I’ve done this a few times now and many students laugh at the idea, but the image works. Students can use a cognitive image of this scene, either Wealtheow and Hroðgar or one of the First Lady and the President, as a mnemonic or as one of a number of cognitive image mnemonics representing the status and role of women within the poem. I do the same with a series of images post-dragon fight which both celebrate Beowulf’s heroism and challenge to wisdom of his actions. For me, personally, the most potent images of the poem, and the ones I closed with in my MLA paper on Beowulf as traumatic social memory, are the final two contrasting images: that of Beowulf’s funeral with pyre lone woman singing a geōmorgydd, a dirge as much for the hard days slaughter, terror, and captivity ahead as for the death of Beowulf, which, more or less, are the same thing in their culture of blood-feud, and that of Beowulf’s barrow with the twelve riders singing his praises:

cwædon þæt he wære wyruldcyning[a]

mannum mildust ond mon[ðw]ærust,

leodum liðost ond lofgeornost.

(said that he was of all earthly kings

the mildest of men and the most gracious,

the kindest to his people, and the most eager for fame.)

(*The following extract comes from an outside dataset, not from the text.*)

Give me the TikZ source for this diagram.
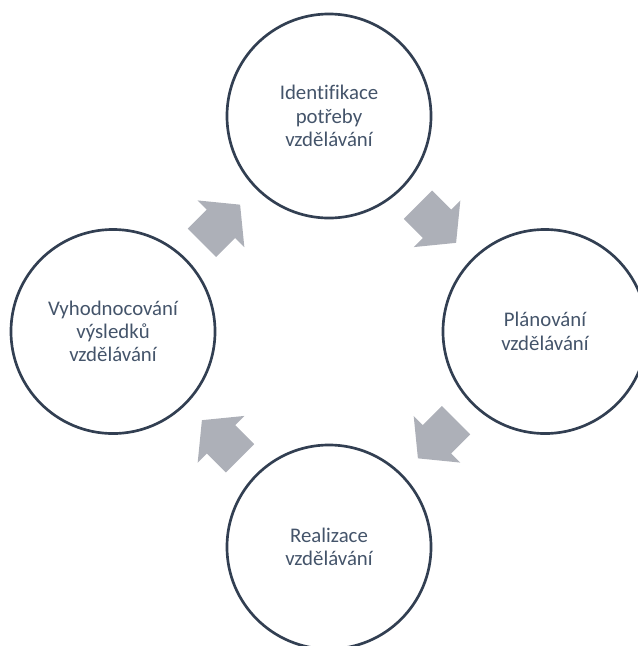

It wasn’t long before I realized that the MOO texts my composition students were making also functioned as cognitive images, and I’m now working not just with having students create cognitive images for texts they’re reading but to also create cognitive images within texts they write. We can create cognitive images not only for ourselves but for our readers. As I’ve said elsewhere, good examples not only illustrate our point, they help our readers remember why our point is important.